Not-so-smart contracts
If a blockchain uses smart contracts, they can be attacked as well, Pokrovsky said.
“For the enterprise blockchains, the typical attack is when a contract contains variables that can turn out different for each node, for example, timestamps or random numbers,” he said. “In this case, every node would execute the smart contract with a different result and the transaction will not be recorded into the blockchain as a result.”
If a smart contract refers to documents, there is another possible way to attack it: inserting malicious code into the document.
“It’s the same as the SQL injection attack and to prevent it you need to filter the incoming data and limit the use of external data by the smart contract,” Pokrovsky said.
The fact that most private blockchains don’t enjoy the attention of a broad blockchain community is also a weakness, Brody said.

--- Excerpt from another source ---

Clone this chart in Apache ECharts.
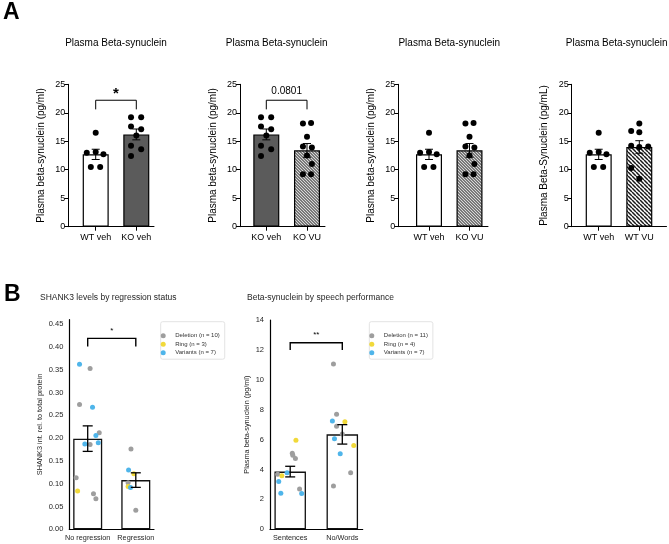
<!DOCTYPE html>
<html>
<head>
<meta charset="utf-8">
<script src="https://cdn.jsdelivr.net/npm/echarts@6/dist/echarts.min.js"></script>
<style>
  html, body { margin: 0; background: #fff; }
  #main { width: 669px; height: 544px; }
</style>
</head>
<body>
<div id="main"></div>
<script>
// ---------- A: plasma beta-synuclein (pg/ml) ----------
const groupNames = ['WT veh', 'KO veh', 'KO VU', 'WT VU']
const groupMeans = [12.7, 16.2, 13.4, 14.0]
const groupSems = [0.9, 0.95, 1.2, 1.1]
// 每个点: [横向抖动, 数值]
const wtVehDots = [[0, 16.5], [-0.22, 13.0], [0, 13.1], [0.19, 12.7], [-0.12, 10.5], [0.11, 10.5]]
const koVehDots = [[-0.13, 19.2], [0.12, 19.2], [-0.13, 17.6], [0.12, 17.1], [0, 16.0], [-0.13, 14.2], [0.12, 13.6], [-0.13, 12.4]]
const koVuDots = [[-0.1, 18.1], [0.1, 18.2], [0, 15.8], [-0.1, 14.1], [0.12, 13.9], [0, 12.5], [0.12, 11.0], [-0.1, 9.2], [0.1, 9.2]]
const wtVuDots = [[0, 18.1], [-0.2, 16.8], [0, 16.6], [-0.2, 14.2], [0, 14.0], [0.22, 14.1], [-0.2, 10.3], [0, 8.4]]
const groupDots = [wtVehDots, koVehDots, koVuDots, wtVuDots]
const yTicksA = [0, 5, 10, 15, 20, 25]

const panelGroups = [[0, 1], [1, 2], [0, 2], [0, 3]]
const panelTitles = ['Plasma Beta-synuclein', 'Plasma Beta-synuclein', 'Plasma Beta-synuclein', 'Plasma Beta-synuclein']
const panelYNames = ['Plasma beta-synuclein (pg/ml)', 'Plasma beta-synuclein (pg/ml)', 'Plasma beta-synuclein (pg/ml)', 'Plasma Beta-Synuclein (pg/mL)']
// [文字, 横线高度, 竖线底部]
const panelBrackets = [['*', 22.2, 20.6], ['0.0801', 22.2, 20.6], null, null]

// ---------- B: patient data ----------
const regressionCats = ['No regression', 'Regression']
const shankMeans = [0.199, 0.108]
const shankSems = [0.028, 0.016]
// [类别, 抖动, 数值]
const shankDeletion = [[0, 0.05, 0.353], [0, -0.17, 0.274], [0, 0.24, 0.212], [0, 0.05, 0.186], [0, -0.24, 0.113], [0, 0.12, 0.078], [0, 0.17, 0.067], [1, -0.10, 0.176], [1, -0.16, 0.102], [1, 0, 0.042]]
const shankRing = [[0, -0.21, 0.084], [1, -0.04, 0.122], [1, -0.16, 0.094]]
const shankVariants = [[0, -0.17, 0.362], [0, 0.10, 0.268], [0, 0.17, 0.206], [0, -0.06, 0.187], [0, 0.22, 0.190], [1, -0.15, 0.130], [1, -0.11, 0.092]]
const shankNames = ['Deletion (n = 10)', 'Ring (n = 3)', 'Variants (n = 7)']
const shankBracket = ['*', 0.419, 0.401]
const yTicksShank = [0, 0.05, 0.10, 0.15, 0.20, 0.25, 0.30, 0.35, 0.40, 0.45]

const speechCats = ['Sentences', 'No/Words']
const speechMeans = [3.86, 6.35]
const speechSems = [0.355, 0.65]
const speechDeletion = [[0, 0.04, 5.08], [0, 0.05, 4.95], [0, 0.10, 4.73], [0, -0.24, 3.68], [0, 0.18, 2.70], [1, -0.17, 11.06], [1, -0.11, 7.69], [1, -0.11, 6.89], [1, 0, 6.38], [1, 0.16, 3.79], [1, -0.17, 2.90]]
const speechRing = [[0, 0.11, 5.95], [0, -0.16, 3.59], [1, 0.05, 7.20], [1, 0.22, 5.60]]
const speechVariants = [[0, -0.06, 3.79], [0, -0.22, 3.19], [0, -0.18, 2.41], [0, 0.22, 2.39], [1, -0.19, 7.24], [1, -0.15, 6.06], [1, -0.04, 5.06]]
const speechNames = ['Deletion (n = 11)', 'Ring (n = 4)', 'Variants (n = 7)']
const speechBracket = ['**', 12.48, 11.99]
const yTicksSpeech = [0, 2, 4, 6, 8, 10, 12, 14]

const FONT = "'Liberation Sans', Arial, Helvetica, sans-serif"
const genoColors = ['#9e9e9e', '#f1d93a', '#4fb5ea']

// 斜线填充
function hatch(bg, fg, size, lw) {
  const c = document.createElement('canvas')
  c.width = c.height = size
  const g = c.getContext('2d')
  g.fillStyle = bg
  g.fillRect(0, 0, size, size)
  g.strokeStyle = fg
  g.lineWidth = lw
  g.beginPath()
  for (const x0 of [-size, 0, size]) {
    g.moveTo(x0, 0)
    g.lineTo(x0 + size, size)
  }
  g.stroke()
  return { image: c, repeat: 'repeat' }
}
const groupFills = ['#ffffff', '#5b5b5b', hatch('#7a7a7a', '#d8d8d8', 3, 1), hatch('#ffffff', '#1a1a1a', 4, 1.5)]

function errRender(cap, lw) {
  return function (params, api) {
    const x = api.value(0), m = api.value(1), s = api.value(2)
    const hi = api.coord([x, m + s]), lo = api.coord([x, m - s])
    const st = { stroke: '#000', lineWidth: lw }
    return {
      type: 'group', children: [
        { type: 'line', shape: { x1: hi[0], y1: hi[1], x2: lo[0], y2: lo[1] }, style: st },
        { type: 'line', shape: { x1: hi[0] - cap, y1: hi[1], x2: hi[0] + cap, y2: hi[1] }, style: st },
        { type: 'line', shape: { x1: lo[0] - cap, y1: lo[1], x2: lo[0] + cap, y2: lo[1] }, style: st },
      ],
    }
  }
}

function bracketRender(label, fontSize, lw, textDy, bold) {
  return function (params, api) {
    const a = api.coord([api.value(0), api.value(3)])
    const b = api.coord([api.value(1), api.value(2)])
    return {
      type: 'group', children: [
        { type: 'polyline', shape: { points: [[a[0], a[1]], [a[0], b[1]], [b[0], b[1]], [b[0], a[1]]] }, style: { stroke: '#000', lineWidth: lw, fill: null } },
        { type: 'text', x: (a[0] + b[0]) / 2, y: b[1] - textDy, style: { text: label, align: 'center', verticalAlign: 'middle', fontSize, fontWeight: bold ? 'bold' : 'normal', fontFamily: FONT, fill: '#000' } },
      ],
    }
  }
}

const grids = [], xAxes = [], yAxes = [], series = [], graphics = [], legends = []

function txt(text, x, y, size, extra) {
  graphics.push({ type: 'text', x, y, silent: true, style: Object.assign({ text, fontSize: size, fontFamily: FONT, fill: '#000', align: 'center', verticalAlign: 'middle' }, extra || {}) })
}

// ---------- A 面板 ----------
const layoutsA = [
  { axis: 68.3, c0: 95.7, unit: 40.6, end: 154, titleX: 116 },
  { axis: 240, c0: 266.3, unit: 40.7, end: 325, titleX: 276.7 },
  { axis: 398.3, c0: 429, unit: 40.5, end: 488, titleX: 449.3 },
  { axis: 571.7, c0: 598.7, unit: 40.6, end: 666.5, titleX: 616.7 },
]

panelGroups.forEach((pair, i) => {
  const L = layoutsA[i]
  grids.push({ left: L.axis, top: 84.3, width: L.end - L.axis, height: 142.4, outerBoundsMode: 'none' })
  xAxes.push({
    type: 'value', gridIndex: i,
    min: -(L.c0 - L.axis) / L.unit, max: (L.end - L.c0) / L.unit,
    axisLine: { show: true, onZero: false, lineStyle: { color: '#000', width: 1 } },
    axisTick: { show: true, customValues: [0, 1], length: 4, lineStyle: { color: '#000' } },
    axisLabel: { customValues: [0, 1], formatter: v => groupNames[pair[Math.round(v)]], fontSize: 9, color: '#000', margin: 6, fontFamily: FONT },
    splitLine: { show: false },
  })
  yAxes.push({
    type: 'value', gridIndex: i, min: 0, max: 25,
    axisLine: { show: true, onZero: false, lineStyle: { color: '#000', width: 1 } },
    axisTick: { show: true, customValues: yTicksA, length: 4, lineStyle: { color: '#000' } },
    axisLabel: { customValues: yTicksA, fontSize: 9, color: '#000', margin: 3, fontFamily: FONT },
    splitLine: { show: false },
    name: panelYNames[i], nameLocation: 'middle', nameGap: 22,
    nameTextStyle: { fontSize: 10, color: '#000', fontFamily: FONT },
  })
  series.push({
    type: 'bar', xAxisIndex: i, yAxisIndex: i, barWidth: 26, z: 2,
    data: pair.map((g, k) => ({ value: [k, groupMeans[g]], itemStyle: { color: groupFills[g], borderColor: '#000', borderWidth: 1.2 } })),
  })
  series.push({
    type: 'custom', xAxisIndex: i, yAxisIndex: i, z: 3,
    renderItem: errRender(4, 1),
    data: pair.map((g, k) => [k, groupMeans[g], groupSems[g]]),
  })
  series.push({
    type: 'scatter', xAxisIndex: i, yAxisIndex: i, z: 4, symbolSize: 6,
    itemStyle: { color: '#000', opacity: 1 },
    data: pair.flatMap((g, k) => groupDots[g].map(d => [k + d[0], d[1]])),
  })
  const br = panelBrackets[i]
  if (br) {
    const star = br[0] === '*'
    series.push({
      type: 'custom', xAxisIndex: i, yAxisIndex: i, z: 5,
      renderItem: bracketRender(br[0], star ? 15 : 10, 1, star ? 6 : 9, star),
      data: [[0, 1, br[1], br[2]]],
    })
  }
  txt(panelTitles[i], L.titleX, 43.5, 10)
})

// ---------- B 面板 ----------
const panelsB = [
  { cats: regressionCats, means: shankMeans, sems: shankSems, dots: [shankDeletion, shankRing, shankVariants], names: shankNames, ticks: yTicksShank, max: 0.46, fmt: v => v.toFixed(2), bracket: shankBracket, title: 'SHANK3 levels by regression status', yName: 'SHANK3 int. rel. to total protein' },
  { cats: speechCats, means: speechMeans, sems: speechSems, dots: [speechDeletion, speechRing, speechVariants], names: speechNames, ticks: yTicksSpeech, max: 14, fmt: v => String(v), bracket: speechBracket, title: 'Beta-synuclein by speech performance', yName: 'Plasma beta-synuclein (pg/ml)' },
]
const layoutsB = [
  { axis: 69.3, c0: 87.7, unit: 48.1, end: 154, top: 319.7, bottom: 529.3, barWidth: 29, titleX: 40, legendX: 160.7, genoX: 189, nameGap: 26 },
  { axis: 270, c0: 290.2, unit: 52.1, end: 362.7, top: 320, bottom: 529.3, barWidth: 31.5, titleX: 247, legendX: 369.3, genoX: 396, nameGap: 20 },
]

panelsB.forEach((P, j) => {
  const L = layoutsB[j]
  const i = 4 + j
  grids.push({ left: L.axis, top: L.top, width: L.end - L.axis, height: L.bottom - L.top, outerBoundsMode: 'none' })
  xAxes.push({
    type: 'value', gridIndex: i,
    min: -(L.c0 - L.axis) / L.unit, max: (L.end - L.c0) / L.unit,
    axisLine: { show: true, onZero: false, lineStyle: { color: '#000', width: 1.2 } },
    axisTick: { show: false },
    axisLabel: { customValues: [0, 1], formatter: v => P.cats[Math.round(v)], fontSize: 7.3, color: '#262626', margin: 5, fontFamily: FONT },
    splitLine: { show: false },
  })
  yAxes.push({
    type: 'value', gridIndex: i, min: 0, max: P.max,
    axisLine: { show: true, onZero: false, lineStyle: { color: '#000', width: 1.2 } },
    axisTick: { show: false },
    axisLabel: { customValues: P.ticks, formatter: P.fmt, fontSize: 7.5, color: '#262626', margin: 6, fontFamily: FONT },
    splitLine: { show: false },
    name: P.yName, nameLocation: 'middle', nameGap: L.nameGap,
    nameTextStyle: { fontSize: 7.3, color: '#262626', fontFamily: FONT },
  })
  series.push({
    type: 'bar', xAxisIndex: i, yAxisIndex: i, barWidth: L.barWidth, z: 2,
    itemStyle: { color: '#fff', borderColor: '#111', borderWidth: 1.3 },
    data: P.means.map((m, k) => [k, m]),
  })
  P.dots.forEach((arr, g) => {
    series.push({
      type: 'scatter', name: P.names[g], xAxisIndex: i, yAxisIndex: i, z: 3, symbolSize: 5,
      itemStyle: { color: genoColors[g], opacity: 1 },
      data: arr.map(d => [d[0] + d[1], d[2]]),
    })
  })
  series.push({
    type: 'custom', xAxisIndex: i, yAxisIndex: i, z: 4,
    renderItem: errRender(5, 1.3),
    data: P.means.map((m, k) => [k, m, P.sems[k]]),
  })
  series.push({
    type: 'custom', xAxisIndex: i, yAxisIndex: i, z: 5,
    renderItem: bracketRender(P.bracket[0], 8, 1.4, 8, false),
    data: [[0, 1, P.bracket[1], P.bracket[2]]],
  })
  legends.push({
    data: P.names, orient: 'vertical', left: L.legendX, top: 321.7,
    icon: 'circle', itemWidth: 14, itemHeight: 5, itemGap: 2.5,
    padding: [11, 5, 3.5, 0], borderColor: '#e3e3e3', borderWidth: 1, borderRadius: 2,
    backgroundColor: '#fff', selectedMode: false,
    textStyle: { fontSize: 6, lineHeight: 6, color: '#333', fontFamily: FONT },
  })
  txt('Genotype', L.genoX, 327.3, 6.5, { fill: '#333' })
  txt(P.title, L.titleX, 297.5, 8.5, { align: 'left', fill: '#262626' })
})

txt('A', 3, 13, 23, { align: 'left', fontWeight: 'bold' })
txt('B', 4, 295, 23, { align: 'left', fontWeight: 'bold' })

const chart = echarts.init(document.getElementById('main'))
chart.setOption({
  animation: false,
  backgroundColor: '#fff',
  textStyle: { fontFamily: FONT },
  grid: grids,
  xAxis: xAxes,
  yAxis: yAxes,
  legend: legends,
  graphic: graphics,
  series,
})
</script>
</body>
</html>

“Perhaps the biggest risk posed by private blockchains is the risk of complacency,” he said. “Open source code that isn’t widely used and doesn’t have a vigilant community testing and inspecting it is far less secure and reliable than systems like Bitcoin and Ethereum, which are continuously hardened by nearly constant attack and public inspection.”
Kaspersky’s angle
With an eye perhaps toward broadening its revenue stream, Kaspersky moved into blockchain-oriented research and consulting in 2018, first focusing on public blockchains including Bitcoin and Ethereum.
Kaspersky has been working with crypto exchanges and completed a security audit for the trading software company Merkeleon in October 2018.
In October 2019, Kaspersky started working with enterprise blockchains, too. Pokrovsky told CoinDesk the company audited a number of such systems, only two of which he could name publicly: Russia-based blockchain startup Insolar and Waves, which has been re-focusing from public to private blockchains since last year.
Kaspersky software has been listed among the top 10 antivirus products globally by PC Magazine in March but it has been banned from being installed on U.S. government computers since 2017 as part of the U.S. response to Russian meddling in the 2016 presidential election. That ban caused sales to plunge in the U.S. and Europe but they have expanded in Russia as well as Africa. Kaspersky reported 4 percent revenue growth in 2018.
Kaspersky’s Waves audit took three months, from November 2019 to the end of January 2020. “The task was to check the security of the nodes, network infrastructure and nodes’ web interfaces,” Pokrovsky said.
The security firm ran what it calls “grey box” testing, in which the tester does not have access to the blockchain platform’s full code, but does have administrator-level access to the system. This kind of testing would show possible insider threats, like an ex-employee going rogue.
After the testing is over, Kaspersky presents the client with the list of vulnerabilities and the client fixes them. Then the testing is run again.
Pokrovsky would not disclose what weaknesses had to be “fixed” on Waves’ blockchain. (Waves confirmed it hired Kaspersky.)